Once she had everything set up she called us forward, one at a time. The captain or the medic would have their patient display their penis. Then they would take a cotton swab secured to a metal stick and insert it inside the penis for a sample. Then they would wipe the swab on the microscope slide, label it and set it in a rack where it awaited to be sent to a laboratory. With the slide secured then you would pull down your pants enough to get the “silver bullet” and then they would write your medical profile. The profile restricted you to Camp Humphreys and ordered you to drink no alcohol for two weeks. There may have been a few other restrictions but those were the ones that hurt me. Once they gave you the profile, the captain would sign off on your sick call slip and you could return. Quite an assembly line and it could go quite smoothly.
But it did not. I waited next in line, when the next GI went up to the Captain. She ordered him to take out his penis, as she stood there ready to swab.
“I’m not going to let a woman touch me,” he told the Captain.
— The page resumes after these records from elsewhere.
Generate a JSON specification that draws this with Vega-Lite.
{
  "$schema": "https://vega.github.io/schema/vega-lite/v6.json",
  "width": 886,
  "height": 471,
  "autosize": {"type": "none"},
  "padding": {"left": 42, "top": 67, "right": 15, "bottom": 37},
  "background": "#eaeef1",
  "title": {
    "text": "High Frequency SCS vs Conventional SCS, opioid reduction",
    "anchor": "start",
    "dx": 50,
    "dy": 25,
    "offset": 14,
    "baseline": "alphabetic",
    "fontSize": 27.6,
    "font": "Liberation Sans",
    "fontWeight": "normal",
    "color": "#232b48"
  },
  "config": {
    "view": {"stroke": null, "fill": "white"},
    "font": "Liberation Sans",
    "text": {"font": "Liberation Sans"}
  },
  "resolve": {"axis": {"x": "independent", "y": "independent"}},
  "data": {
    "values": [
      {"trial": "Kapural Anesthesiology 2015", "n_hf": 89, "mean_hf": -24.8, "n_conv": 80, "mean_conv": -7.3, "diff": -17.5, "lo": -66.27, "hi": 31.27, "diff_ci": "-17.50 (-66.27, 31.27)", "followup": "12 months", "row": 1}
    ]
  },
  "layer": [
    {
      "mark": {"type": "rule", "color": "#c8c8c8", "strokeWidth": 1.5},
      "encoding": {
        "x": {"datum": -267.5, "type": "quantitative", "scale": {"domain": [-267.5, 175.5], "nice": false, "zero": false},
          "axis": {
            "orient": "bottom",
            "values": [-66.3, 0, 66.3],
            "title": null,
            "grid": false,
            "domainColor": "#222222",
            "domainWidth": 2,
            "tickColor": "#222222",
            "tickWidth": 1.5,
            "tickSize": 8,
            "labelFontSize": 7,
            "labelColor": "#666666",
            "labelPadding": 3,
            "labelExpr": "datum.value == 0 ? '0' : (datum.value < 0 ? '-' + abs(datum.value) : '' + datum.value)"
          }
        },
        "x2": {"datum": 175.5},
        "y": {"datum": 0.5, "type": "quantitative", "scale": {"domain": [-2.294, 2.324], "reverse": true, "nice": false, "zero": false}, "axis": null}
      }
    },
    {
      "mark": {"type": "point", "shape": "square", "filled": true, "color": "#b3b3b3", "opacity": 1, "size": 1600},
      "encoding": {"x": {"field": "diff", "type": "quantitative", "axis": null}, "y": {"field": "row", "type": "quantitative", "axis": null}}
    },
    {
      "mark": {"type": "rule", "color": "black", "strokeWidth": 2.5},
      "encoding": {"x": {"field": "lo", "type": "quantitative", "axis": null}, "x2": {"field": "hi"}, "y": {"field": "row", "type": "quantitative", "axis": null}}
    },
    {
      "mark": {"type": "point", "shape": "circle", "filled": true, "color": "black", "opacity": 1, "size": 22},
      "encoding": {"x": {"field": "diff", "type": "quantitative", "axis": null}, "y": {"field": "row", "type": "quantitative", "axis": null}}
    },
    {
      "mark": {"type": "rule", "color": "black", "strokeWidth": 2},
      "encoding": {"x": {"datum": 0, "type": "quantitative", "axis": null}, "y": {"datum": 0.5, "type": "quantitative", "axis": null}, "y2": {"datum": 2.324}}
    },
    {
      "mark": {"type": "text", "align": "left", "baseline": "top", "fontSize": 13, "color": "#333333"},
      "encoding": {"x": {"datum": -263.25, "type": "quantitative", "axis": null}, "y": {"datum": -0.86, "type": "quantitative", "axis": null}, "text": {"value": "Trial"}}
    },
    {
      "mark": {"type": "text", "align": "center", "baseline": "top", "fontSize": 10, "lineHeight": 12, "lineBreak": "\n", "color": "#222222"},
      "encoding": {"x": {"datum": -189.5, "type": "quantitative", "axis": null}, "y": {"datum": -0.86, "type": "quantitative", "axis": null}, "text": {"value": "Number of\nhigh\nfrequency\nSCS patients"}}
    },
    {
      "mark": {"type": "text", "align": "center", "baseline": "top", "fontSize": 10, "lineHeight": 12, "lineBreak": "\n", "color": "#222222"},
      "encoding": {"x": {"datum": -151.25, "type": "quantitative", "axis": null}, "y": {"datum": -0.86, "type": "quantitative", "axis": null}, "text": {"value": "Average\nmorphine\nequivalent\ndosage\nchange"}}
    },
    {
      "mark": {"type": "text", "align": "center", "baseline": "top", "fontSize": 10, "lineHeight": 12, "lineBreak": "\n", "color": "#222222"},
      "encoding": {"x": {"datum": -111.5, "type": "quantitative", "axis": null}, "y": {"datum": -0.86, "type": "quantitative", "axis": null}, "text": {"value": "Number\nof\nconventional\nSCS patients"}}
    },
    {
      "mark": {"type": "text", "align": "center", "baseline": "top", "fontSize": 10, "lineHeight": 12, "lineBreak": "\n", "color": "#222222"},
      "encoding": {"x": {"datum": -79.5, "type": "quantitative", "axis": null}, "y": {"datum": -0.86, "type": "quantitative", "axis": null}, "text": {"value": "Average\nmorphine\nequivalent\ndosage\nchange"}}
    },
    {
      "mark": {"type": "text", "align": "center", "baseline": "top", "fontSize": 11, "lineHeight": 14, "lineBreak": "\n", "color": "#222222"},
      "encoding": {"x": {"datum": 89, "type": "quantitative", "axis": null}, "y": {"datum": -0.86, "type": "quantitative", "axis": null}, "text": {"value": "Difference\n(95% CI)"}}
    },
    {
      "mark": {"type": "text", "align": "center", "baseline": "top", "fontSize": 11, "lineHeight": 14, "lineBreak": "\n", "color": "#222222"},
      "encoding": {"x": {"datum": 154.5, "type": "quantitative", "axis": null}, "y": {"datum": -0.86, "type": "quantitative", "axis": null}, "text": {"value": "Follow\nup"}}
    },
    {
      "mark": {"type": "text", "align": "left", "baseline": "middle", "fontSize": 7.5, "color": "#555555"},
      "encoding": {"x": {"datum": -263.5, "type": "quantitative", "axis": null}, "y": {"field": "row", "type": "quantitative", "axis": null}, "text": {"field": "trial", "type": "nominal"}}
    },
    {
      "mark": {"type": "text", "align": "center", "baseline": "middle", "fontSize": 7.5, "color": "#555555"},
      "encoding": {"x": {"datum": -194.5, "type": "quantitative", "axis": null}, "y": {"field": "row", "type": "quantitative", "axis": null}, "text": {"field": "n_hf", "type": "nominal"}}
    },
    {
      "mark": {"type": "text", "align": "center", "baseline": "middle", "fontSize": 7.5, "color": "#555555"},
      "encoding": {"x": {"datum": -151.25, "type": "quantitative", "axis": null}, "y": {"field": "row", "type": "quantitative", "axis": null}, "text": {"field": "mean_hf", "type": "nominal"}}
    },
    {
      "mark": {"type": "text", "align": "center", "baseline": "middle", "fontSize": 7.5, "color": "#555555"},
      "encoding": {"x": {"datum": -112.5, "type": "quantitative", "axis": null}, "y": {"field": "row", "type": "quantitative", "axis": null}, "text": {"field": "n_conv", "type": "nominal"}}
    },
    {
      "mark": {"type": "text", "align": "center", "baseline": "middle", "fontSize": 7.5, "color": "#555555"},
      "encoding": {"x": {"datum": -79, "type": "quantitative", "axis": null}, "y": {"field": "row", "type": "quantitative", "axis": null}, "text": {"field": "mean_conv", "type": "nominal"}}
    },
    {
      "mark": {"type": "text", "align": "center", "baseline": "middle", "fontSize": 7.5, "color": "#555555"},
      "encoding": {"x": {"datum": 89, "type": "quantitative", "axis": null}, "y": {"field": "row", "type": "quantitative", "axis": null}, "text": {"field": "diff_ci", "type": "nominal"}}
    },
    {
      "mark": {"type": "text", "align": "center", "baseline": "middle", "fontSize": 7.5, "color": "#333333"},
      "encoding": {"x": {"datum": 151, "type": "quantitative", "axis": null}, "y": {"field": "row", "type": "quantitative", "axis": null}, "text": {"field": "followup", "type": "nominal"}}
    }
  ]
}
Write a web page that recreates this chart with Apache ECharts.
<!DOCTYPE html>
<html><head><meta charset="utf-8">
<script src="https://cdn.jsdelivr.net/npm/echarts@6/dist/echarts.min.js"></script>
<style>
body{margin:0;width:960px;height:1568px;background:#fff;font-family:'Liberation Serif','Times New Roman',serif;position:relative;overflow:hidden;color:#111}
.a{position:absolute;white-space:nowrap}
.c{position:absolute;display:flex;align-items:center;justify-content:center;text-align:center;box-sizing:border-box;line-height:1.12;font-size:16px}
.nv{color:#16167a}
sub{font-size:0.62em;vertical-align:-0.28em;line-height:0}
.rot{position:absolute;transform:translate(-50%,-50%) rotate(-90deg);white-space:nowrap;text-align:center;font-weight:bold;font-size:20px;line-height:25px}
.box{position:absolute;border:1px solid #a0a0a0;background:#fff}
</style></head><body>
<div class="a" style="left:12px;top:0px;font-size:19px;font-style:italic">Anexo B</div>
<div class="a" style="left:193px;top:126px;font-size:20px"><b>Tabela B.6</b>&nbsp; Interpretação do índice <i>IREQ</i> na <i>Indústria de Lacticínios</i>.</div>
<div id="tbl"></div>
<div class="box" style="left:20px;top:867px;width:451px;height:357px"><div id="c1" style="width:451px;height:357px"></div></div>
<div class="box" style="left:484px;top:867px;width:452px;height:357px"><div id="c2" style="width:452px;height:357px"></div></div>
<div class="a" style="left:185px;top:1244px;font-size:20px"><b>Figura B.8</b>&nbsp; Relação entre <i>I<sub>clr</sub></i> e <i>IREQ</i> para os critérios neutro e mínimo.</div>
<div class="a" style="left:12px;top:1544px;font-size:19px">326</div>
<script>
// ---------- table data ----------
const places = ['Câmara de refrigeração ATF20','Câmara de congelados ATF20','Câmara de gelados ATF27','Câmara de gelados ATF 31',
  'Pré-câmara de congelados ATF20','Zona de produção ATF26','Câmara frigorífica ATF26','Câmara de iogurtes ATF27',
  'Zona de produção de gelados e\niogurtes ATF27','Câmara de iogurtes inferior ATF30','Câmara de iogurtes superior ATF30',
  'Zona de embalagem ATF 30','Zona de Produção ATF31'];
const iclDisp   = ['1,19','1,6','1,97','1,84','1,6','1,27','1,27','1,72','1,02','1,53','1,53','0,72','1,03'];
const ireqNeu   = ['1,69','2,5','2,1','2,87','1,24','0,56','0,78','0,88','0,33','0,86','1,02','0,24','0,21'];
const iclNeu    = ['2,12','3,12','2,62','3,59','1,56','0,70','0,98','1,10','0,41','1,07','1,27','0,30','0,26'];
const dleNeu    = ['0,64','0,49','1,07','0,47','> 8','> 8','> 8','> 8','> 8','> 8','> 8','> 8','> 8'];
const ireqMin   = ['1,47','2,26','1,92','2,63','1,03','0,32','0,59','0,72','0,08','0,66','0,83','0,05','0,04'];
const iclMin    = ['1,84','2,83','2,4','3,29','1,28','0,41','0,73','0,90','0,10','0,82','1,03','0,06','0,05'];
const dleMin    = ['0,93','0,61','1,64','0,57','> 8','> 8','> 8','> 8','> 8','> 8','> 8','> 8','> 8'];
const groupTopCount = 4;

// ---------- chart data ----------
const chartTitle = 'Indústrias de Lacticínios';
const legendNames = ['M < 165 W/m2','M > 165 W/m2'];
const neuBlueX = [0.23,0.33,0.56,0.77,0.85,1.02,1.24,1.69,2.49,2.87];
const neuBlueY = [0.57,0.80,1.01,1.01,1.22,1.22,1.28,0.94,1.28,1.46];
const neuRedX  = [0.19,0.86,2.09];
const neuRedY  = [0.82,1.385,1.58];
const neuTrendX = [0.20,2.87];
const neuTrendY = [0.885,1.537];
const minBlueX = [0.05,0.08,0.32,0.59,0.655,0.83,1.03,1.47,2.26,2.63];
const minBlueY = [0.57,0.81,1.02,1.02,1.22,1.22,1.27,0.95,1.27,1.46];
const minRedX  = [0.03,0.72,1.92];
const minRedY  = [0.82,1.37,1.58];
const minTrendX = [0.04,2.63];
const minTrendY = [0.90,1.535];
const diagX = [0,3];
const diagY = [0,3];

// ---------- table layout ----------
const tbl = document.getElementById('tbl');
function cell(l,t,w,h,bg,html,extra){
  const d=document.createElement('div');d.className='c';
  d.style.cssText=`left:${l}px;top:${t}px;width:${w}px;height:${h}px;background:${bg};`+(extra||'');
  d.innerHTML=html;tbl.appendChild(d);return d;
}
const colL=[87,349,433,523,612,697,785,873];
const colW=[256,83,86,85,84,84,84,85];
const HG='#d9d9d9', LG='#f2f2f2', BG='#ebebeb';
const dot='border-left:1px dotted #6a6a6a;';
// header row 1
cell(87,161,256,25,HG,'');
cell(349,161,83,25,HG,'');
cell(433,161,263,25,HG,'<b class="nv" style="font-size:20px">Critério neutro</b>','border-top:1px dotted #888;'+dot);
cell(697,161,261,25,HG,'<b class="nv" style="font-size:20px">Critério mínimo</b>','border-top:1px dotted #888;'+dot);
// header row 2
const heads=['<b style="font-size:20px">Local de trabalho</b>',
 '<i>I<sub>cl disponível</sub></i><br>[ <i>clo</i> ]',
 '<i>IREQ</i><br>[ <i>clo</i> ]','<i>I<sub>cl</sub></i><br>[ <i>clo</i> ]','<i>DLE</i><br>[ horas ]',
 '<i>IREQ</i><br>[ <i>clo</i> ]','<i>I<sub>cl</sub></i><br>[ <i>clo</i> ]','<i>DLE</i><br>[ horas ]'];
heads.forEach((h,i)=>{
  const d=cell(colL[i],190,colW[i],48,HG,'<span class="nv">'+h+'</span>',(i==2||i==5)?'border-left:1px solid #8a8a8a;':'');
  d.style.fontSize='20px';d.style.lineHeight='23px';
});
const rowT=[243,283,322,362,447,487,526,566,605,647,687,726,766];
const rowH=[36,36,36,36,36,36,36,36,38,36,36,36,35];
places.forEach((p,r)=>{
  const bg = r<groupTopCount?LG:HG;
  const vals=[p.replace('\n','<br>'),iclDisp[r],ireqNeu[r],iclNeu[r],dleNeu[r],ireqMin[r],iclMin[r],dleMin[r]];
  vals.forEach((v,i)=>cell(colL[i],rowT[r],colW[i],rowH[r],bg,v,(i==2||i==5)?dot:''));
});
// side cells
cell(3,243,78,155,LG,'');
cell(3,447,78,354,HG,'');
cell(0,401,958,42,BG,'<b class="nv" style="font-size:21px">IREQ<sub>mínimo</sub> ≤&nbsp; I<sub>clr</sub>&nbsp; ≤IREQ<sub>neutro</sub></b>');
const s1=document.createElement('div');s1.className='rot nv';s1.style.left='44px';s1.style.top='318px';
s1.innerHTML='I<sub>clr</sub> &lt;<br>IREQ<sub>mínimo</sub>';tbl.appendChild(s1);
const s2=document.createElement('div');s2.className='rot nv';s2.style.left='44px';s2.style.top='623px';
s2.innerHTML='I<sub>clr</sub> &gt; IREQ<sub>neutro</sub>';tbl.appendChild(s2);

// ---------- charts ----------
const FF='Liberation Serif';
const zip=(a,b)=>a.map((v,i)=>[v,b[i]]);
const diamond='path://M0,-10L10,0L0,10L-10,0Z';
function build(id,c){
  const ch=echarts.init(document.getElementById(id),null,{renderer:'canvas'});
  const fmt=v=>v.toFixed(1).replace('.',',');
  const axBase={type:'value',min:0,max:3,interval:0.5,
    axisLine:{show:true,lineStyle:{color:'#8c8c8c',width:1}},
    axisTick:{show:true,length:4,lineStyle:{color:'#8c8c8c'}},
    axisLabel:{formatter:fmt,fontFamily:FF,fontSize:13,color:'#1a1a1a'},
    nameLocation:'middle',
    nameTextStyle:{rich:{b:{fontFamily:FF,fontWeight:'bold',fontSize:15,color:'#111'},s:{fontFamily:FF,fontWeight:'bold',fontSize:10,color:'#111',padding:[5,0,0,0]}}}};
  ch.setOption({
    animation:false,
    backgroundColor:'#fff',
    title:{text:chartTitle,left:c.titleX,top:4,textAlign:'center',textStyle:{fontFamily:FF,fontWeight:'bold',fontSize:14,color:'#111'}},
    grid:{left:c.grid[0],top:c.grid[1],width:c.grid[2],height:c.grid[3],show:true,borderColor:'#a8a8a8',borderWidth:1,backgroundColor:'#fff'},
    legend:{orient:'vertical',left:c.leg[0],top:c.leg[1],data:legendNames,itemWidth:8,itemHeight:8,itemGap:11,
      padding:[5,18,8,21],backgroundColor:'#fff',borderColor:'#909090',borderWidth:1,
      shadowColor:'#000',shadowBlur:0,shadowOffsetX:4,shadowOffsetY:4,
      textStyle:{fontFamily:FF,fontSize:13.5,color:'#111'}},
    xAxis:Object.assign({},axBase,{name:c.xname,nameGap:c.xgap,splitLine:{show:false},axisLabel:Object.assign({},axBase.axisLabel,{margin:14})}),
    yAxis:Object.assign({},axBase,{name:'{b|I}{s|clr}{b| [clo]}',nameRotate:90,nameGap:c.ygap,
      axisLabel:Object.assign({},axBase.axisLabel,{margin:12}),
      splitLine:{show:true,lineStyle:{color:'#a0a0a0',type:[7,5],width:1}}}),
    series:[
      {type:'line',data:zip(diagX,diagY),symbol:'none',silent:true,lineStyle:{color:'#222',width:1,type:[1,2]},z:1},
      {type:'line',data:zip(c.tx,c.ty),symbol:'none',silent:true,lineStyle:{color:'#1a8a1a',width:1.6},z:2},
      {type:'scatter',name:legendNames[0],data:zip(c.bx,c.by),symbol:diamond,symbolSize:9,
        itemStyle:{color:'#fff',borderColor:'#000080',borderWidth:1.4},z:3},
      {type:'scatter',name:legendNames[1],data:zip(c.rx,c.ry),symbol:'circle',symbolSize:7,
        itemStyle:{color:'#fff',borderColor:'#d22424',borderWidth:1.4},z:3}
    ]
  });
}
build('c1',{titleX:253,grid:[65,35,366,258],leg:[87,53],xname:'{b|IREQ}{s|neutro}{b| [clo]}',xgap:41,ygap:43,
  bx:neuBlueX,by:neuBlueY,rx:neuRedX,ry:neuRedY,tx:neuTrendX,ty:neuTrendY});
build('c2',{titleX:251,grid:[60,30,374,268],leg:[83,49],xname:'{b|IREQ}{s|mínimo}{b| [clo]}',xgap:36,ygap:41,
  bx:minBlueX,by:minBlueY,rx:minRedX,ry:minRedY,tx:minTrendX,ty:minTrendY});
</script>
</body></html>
“Soldier I am ordering you to take out your penis,” she demanded.
And me stuck having to listen to this prude. I’m thinking the whole time, who gave you the clap, man. If you had been so adamant about not having a woman grab your dick then you would not be here now. But I kept that thought in my head. If anything I would have a good tale for lunch and the fellas might forget my predicament. They kept going round and round. I’m waiting for the Captain to call in the MPs to hold him down. But the medic came over and swabbed him. I don’t know if the Captain reported him or not, but she certainly could have.
Then my turn arrived and I was more than happy to get this over and done with. For the record the swab hurts like hell, but it’s not the most painful thing I have ever experienced. I got my “silver bullet”, my profile, my signed sick call slip, and then I had to argue over taking my records back. Fortunately, when I produced my TDY orders they relented and allowed me leave with my records.
Once I was done at the clinic I did not head straight back to the com center. They failed to time stamp my sick call slip, so I do what soldiers do when they have some slack on the leash. I goofed off. Goofing off meant going to the PX and buying some essentials, cigarettes and junk food. Then I went to the book store and browsed a bit.
I returned to the base in the base as soon as it got to be lunchtime. I dropped off my purchases and went to the com center. Sergeant Hillbilly was not around, but Sergeant DH was there.
“You back from sick call,” he asked? His voice grated at me. If anyone could find a way to make the clap a worse experience he could.
“I handed him my sick slip and profile.”
“Blakemore if I catch you in the ville I am going to make sure you get an Article 15.”
And with that he made the clap a worse experience. There was no way the Camp Humphreys MPs would know I should stay inside the base. I had TDY orders and they allowed me to leave as I pleased. Camp Humphrey personnel would require a signed pass to exit the base. But now I had this jerk looking for a chance to burn me. Some people get promoted to high rank and they are not happy unless they make their subordinates miserable.
This really looked bad. No beer hurt a lot cause I liked to drink. I did real good at drinking. No woman, well I would never infect a woman knowingly. No ville, really killed me. I loved walking the streets and seeing the people.
Though the one question that nagged in the back of my mind constantly was who gave me the clap. Did Suki get it from her air force boy. Or did the old yobo give it to Miss Lee. That’s a question that I have never answered to my satisfaction to this day.